— DATASET SECTION —
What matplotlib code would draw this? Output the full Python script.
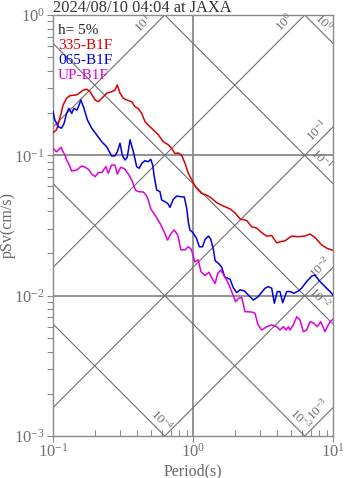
import numpy as np
import matplotlib
matplotlib.use("Agg")
import matplotlib.pyplot as plt
from matplotlib.ticker import LogLocator, FuncFormatter, NullFormatter

plt.rcParams['font.family'] = ['Liberation Serif', 'DejaVu Serif']
plt.rcParams['mathtext.fontset'] = 'custom'
plt.rcParams['mathtext.rm'] = 'Liberation Serif'
plt.rcParams['mathtext.it'] = 'Liberation Serif:italic'
plt.rcParams['mathtext.bf'] = 'Liberation Serif:bold'

# ---- spectra: period (s) and pseudo velocity (cm/s), damping 5% ----
red_T = [0.100, 0.106, 0.112, 0.118, 0.125, 0.132, 0.148, 0.165, 0.174, 0.184, 0.200,
         0.211, 0.229, 0.242, 0.262, 0.277, 0.288, 0.301, 0.318, 0.336, 0.365,
         0.385, 0.406, 0.430, 0.454, 0.479, 0.520, 0.565, 0.613, 0.666, 0.704,
         0.743, 0.785, 0.830, 0.877, 0.925, 0.995, 1.06, 1.15, 1.25, 1.36,
         1.48, 1.65, 1.84, 2.00, 2.17, 2.42, 2.62, 2.85, 3.10, 3.36,
         3.65, 3.96, 4.18, 4.54, 5.07, 5.65, 6.31, 6.85, 7.43, 8.30, 9.02, 10.0]
red_v = [0.145, 0.152, 0.184, 0.228, 0.255, 0.266, 0.270, 0.292, 0.296, 0.284, 0.248,
         0.241, 0.262, 0.277, 0.284, 0.292, 0.317, 0.277, 0.255, 0.248, 0.241,
         0.222, 0.216, 0.199, 0.174, 0.164, 0.152, 0.140, 0.125, 0.119, 0.112,
         0.103, 0.104, 0.100, 0.0877, 0.0745, 0.0649, 0.0582, 0.0536, 0.0521, 0.0494,
         0.0459, 0.0435, 0.0415, 0.0388, 0.0352, 0.0343, 0.0310, 0.0303, 0.0281, 0.0266,
         0.0268, 0.0238, 0.0242, 0.0246, 0.0266, 0.0263, 0.0266, 0.0275, 0.0260, 0.0230,
         0.0218, 0.0210]

blue_T = [0.100, 0.103, 0.109, 0.115, 0.120, 0.125, 0.130, 0.136, 0.141, 0.148,
          0.152, 0.158, 0.165, 0.176, 0.189, 0.205, 0.223, 0.242, 0.262, 0.277,
          0.288, 0.301, 0.313, 0.327, 0.339, 0.355, 0.375, 0.396, 0.413, 0.430,
          0.454, 0.479, 0.499, 0.515, 0.529, 0.550, 0.581, 0.597, 0.631, 0.659,
          0.685, 0.723, 0.765, 0.821, 0.866, 0.902, 0.925, 0.950, 1.00, 1.06,
          1.11, 1.17, 1.22, 1.29, 1.34, 1.40, 1.44, 1.52, 1.60, 1.69,
          1.84, 1.94, 2.05, 2.17, 2.33, 2.55, 2.70, 2.92, 3.27, 3.45,
          3.65, 3.81, 4.00, 4.18, 4.37, 4.67, 4.93, 5.26, 5.65, 5.97,
          6.48, 7.05, 7.43, 8.07, 8.77, 9.52, 10.0]
blue_v = [0.205, 0.179, 0.160, 0.156, 0.169, 0.199, 0.216, 0.199, 0.216, 0.210,
          0.222, 0.248, 0.222, 0.179, 0.156, 0.140, 0.125, 0.115, 0.0990, 0.0990,
          0.106, 0.122, 0.100, 0.0926, 0.0968, 0.129, 0.106, 0.0830, 0.0809, 0.0877,
          0.0916, 0.0901, 0.0937, 0.0853, 0.0705, 0.0566, 0.0551, 0.0481, 0.0467, 0.0455,
          0.0426, 0.0486, 0.0513, 0.0507, 0.0505, 0.0419, 0.0337, 0.0294, 0.0281, 0.0256,
          0.0223, 0.0223, 0.0252, 0.0266, 0.0252, 0.0212, 0.0177, 0.0170, 0.0160, 0.0135,
          0.0131, 0.0114, 0.0105, 0.0110, 0.0108, 0.00984, 0.00931, 0.00984, 0.0113, 0.0116,
          0.0113, 0.00883, 0.0107, 0.0107, 0.00891, 0.0107, 0.0107, 0.0104, 0.0108, 0.0113,
          0.0126, 0.0138, 0.0140, 0.0126, 0.0116, 0.0107, 0.0101]

mag_T = [0.100, 0.106, 0.114, 0.118, 0.122, 0.125, 0.129, 0.136, 0.148, 0.160,
         0.169, 0.179, 0.189, 0.200, 0.211, 0.223, 0.239, 0.248, 0.262, 0.277,
         0.288, 0.305, 0.324, 0.349, 0.365, 0.388, 0.406, 0.442, 0.467, 0.479,
         0.493, 0.501, 0.535, 0.581, 0.613, 0.659, 0.697, 0.735, 0.778, 0.821,
         0.877, 0.925, 0.968, 1.00, 1.03, 1.09, 1.14, 1.22, 1.30, 1.36,
         1.44, 1.50, 1.58, 1.69, 1.79, 1.91, 2.02, 2.11, 2.23, 2.35,
         2.62, 2.77, 2.92, 3.10, 3.36, 3.65, 3.96, 4.18, 4.42, 4.62,
         4.80, 4.93, 5.20, 5.51, 5.81, 6.14, 6.48, 6.85, 7.31, 7.73,
         8.17, 8.77, 9.10, 9.52, 10.0]
mag_v = [0.112, 0.106, 0.114, 0.106, 0.100, 0.0926, 0.0877, 0.0773, 0.0786, 0.0839,
         0.0826, 0.0795, 0.0736, 0.0705, 0.0755, 0.0753, 0.0832, 0.0745, 0.0853, 0.0853,
         0.0736, 0.0822, 0.0802, 0.0724, 0.0667, 0.0566, 0.0551, 0.0548, 0.0513, 0.0481,
         0.0435, 0.0412, 0.0376, 0.0328, 0.0294, 0.0249, 0.0278, 0.0294, 0.0270, 0.0212,
         0.0212, 0.0223, 0.0215, 0.0195, 0.0174, 0.0180, 0.0148, 0.0139, 0.0147, 0.0134,
         0.0122, 0.0144, 0.0152, 0.0136, 0.0122, 0.0104, 0.00906, 0.00958, 0.00970, 0.00769,
         0.00765, 0.00749, 0.00618, 0.00569, 0.00601, 0.00618, 0.00601, 0.00569, 0.00601, 0.00569,
         0.00601, 0.00569, 0.00618, 0.00708, 0.00671, 0.00554, 0.00569, 0.00652, 0.00635, 0.00601,
         0.00652, 0.00554, 0.00601, 0.00652, 0.00679]

series_names = ['335-B1F', '065-B1F', 'UP-B1F']
series_colors = ['#dd0000', '#0000dd', '#dd00dd']

# tripartite guide levels
accel_levels = [10, 1, 0.1, 0.01, 0.001]        # cm/s^2
disp_levels = [1, 0.1, 0.01, 0.001, 0.0001]     # cm
accel_exps = [1, 0, -1, -2, -3]
disp_exps = [0, -1, -2, -3, -4]

title = '2024/08/10 04:04 at JAXA'

fig = plt.figure(figsize=(3.47, 4.78), dpi=100)
ax = fig.add_axes([53 / 347, 1 - 436 / 478, 280 / 347, 421 / 478])
ax.set_xscale('log')
ax.set_yscale('log')
ax.set_xlim(0.1, 10)
ax.set_ylim(0.001, 1)

grey = '#8a8a8a'
diag = '#6e6e6e'

# grid at decades
ax.axvline(1, color=grey, lw=1.3, zorder=1)
for v in [0.1, 0.01]:
    ax.axhline(v, color=grey, lw=1.3, zorder=1)

# constant acceleration / displacement lines
Tline = np.array([0.1, 10.0])
for sa in accel_levels:
    ax.plot(Tline, sa * Tline / (2 * np.pi), color=diag, lw=0.8, zorder=2)
for sd in disp_levels:
    ax.plot(Tline, 2 * np.pi * sd / Tline, color=diag, lw=0.8, zorder=2)

lab_kw = dict(fontsize=9.5, color='#707070', rotation_mode='anchor',
              ha='center', va='bottom', textcoords='offset points',
              annotation_clip=False)
accel_label_T = [0.49, 5.0, 8.5, 9.0, 8.7]
for sa, e, tl in zip(accel_levels, accel_exps, accel_label_T):
    ax.annotate(r'$10^{%d}$' % e, xy=(tl, sa * tl / (2 * np.pi)),
                xytext=(-0.8, 0.8), rotation=45, **lab_kw)
disp_label_T = [7.8, 7.4, 7.2, 5.3, 0.54]
for sd, e, tl in zip(disp_levels, disp_exps, disp_label_T):
    ax.annotate(r'$10^{%d}$' % e, xy=(tl, 2 * np.pi * sd / tl),
                xytext=(0.8, 0.8), rotation=-45, **lab_kw)

# spectra
for T, v, c in zip([red_T, blue_T, mag_T], [red_v, blue_v, mag_v], series_colors):
    ax.plot(T, v, color=c, lw=1.1, zorder=3)

# axes styling
for s in ax.spines.values():
    s.set_color(grey)
    s.set_linewidth(1.0)

fmt = FuncFormatter(lambda x, p: r'$10^{%d}$' % int(round(np.log10(x))))
for axis in (ax.xaxis, ax.yaxis):
    axis.set_major_locator(LogLocator(base=10, numticks=10))
    axis.set_minor_locator(LogLocator(base=10, subs=np.arange(2, 10), numticks=10))
    axis.set_major_formatter(fmt)
    axis.set_minor_formatter(NullFormatter())

ax.tick_params(axis='both', which='both', color=grey, labelcolor='#707070',
               labelsize=12, width=0.8)
ax.tick_params(axis='x', which='major', direction='out', length=4, pad=1)
ax.tick_params(axis='x', which='minor', direction='in', length=4)
ax.tick_params(axis='y', which='both', direction='out', length=4, pad=2)

fig.text(8 / 347, 1 - 225 / 478, 'pSv(cm/s)', rotation=90, ha='center', va='center',
         fontsize=11.5, color='#666666')
fig.text(193 / 347, 1 - 471 / 478, 'Period(s)', ha='center', va='center',
         fontsize=11.5, color='#666666')
fig.text(53 / 347, 1 - 12 / 478, title, fontsize=11.8, color='#333333', va='baseline')

legend_y = [0.955, 0.919, 0.884, 0.849]
ax.text(0.018, legend_y[0], 'h= 5%', transform=ax.transAxes, fontsize=11,
        color='#222222', va='baseline')
for name, c, yy in zip(series_names, series_colors, legend_y[1:]):
    ax.text(0.018, yy, name, transform=ax.transAxes, fontsize=11, color=c, va='baseline')

fig.savefig('out.png', dpi=100)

— GIVEN EXERCISE —
Exactly as written, please give again the lines from the beginning of the listing through the line containing "0.0218, 0.0210]", inclusive, without any pictures.

— OUTPUT —
What matplotlib code would draw this? Output the full Python script.
import numpy as np
import matplotlib
matplotlib.use("Agg")
import matplotlib.pyplot as plt
from matplotlib.ticker import LogLocator, FuncFormatter, NullFormatter

plt.rcParams['font.family'] = ['Liberation Serif', 'DejaVu Serif']
plt.rcParams['mathtext.fontset'] = 'custom'
plt.rcParams['mathtext.rm'] = 'Liberation Serif'
plt.rcParams['mathtext.it'] = 'Liberation Serif:italic'
plt.rcParams['mathtext.bf'] = 'Liberation Serif:bold'

# ---- spectra: period (s) and pseudo velocity (cm/s), damping 5% ----
red_T = [0.100, 0.106, 0.112, 0.118, 0.125, 0.132, 0.148, 0.165, 0.174, 0.184, 0.200,
         0.211, 0.229, 0.242, 0.262, 0.277, 0.288, 0.301, 0.318, 0.336, 0.365,
         0.385, 0.406, 0.430, 0.454, 0.479, 0.520, 0.565, 0.613, 0.666, 0.704,
         0.743, 0.785, 0.830, 0.877, 0.925, 0.995, 1.06, 1.15, 1.25, 1.36,
         1.48, 1.65, 1.84, 2.00, 2.17, 2.42, 2.62, 2.85, 3.10, 3.36,
         3.65, 3.96, 4.18, 4.54, 5.07, 5.65, 6.31, 6.85, 7.43, 8.30, 9.02, 10.0]
red_v = [0.145, 0.152, 0.184, 0.228, 0.255, 0.266, 0.270, 0.292, 0.296, 0.284, 0.248,
         0.241, 0.262, 0.277, 0.284, 0.292, 0.317, 0.277, 0.255, 0.248, 0.241,
         0.222, 0.216, 0.199, 0.174, 0.164, 0.152, 0.140, 0.125, 0.119, 0.112,
         0.103, 0.104, 0.100, 0.0877, 0.0745, 0.0649, 0.0582, 0.0536, 0.0521, 0.0494,
         0.0459, 0.0435, 0.0415, 0.0388, 0.0352, 0.0343, 0.0310, 0.0303, 0.0281, 0.0266,
         0.0268, 0.0238, 0.0242, 0.0246, 0.0266, 0.0263, 0.0266, 0.0275, 0.0260, 0.0230,
         0.0218, 0.0210]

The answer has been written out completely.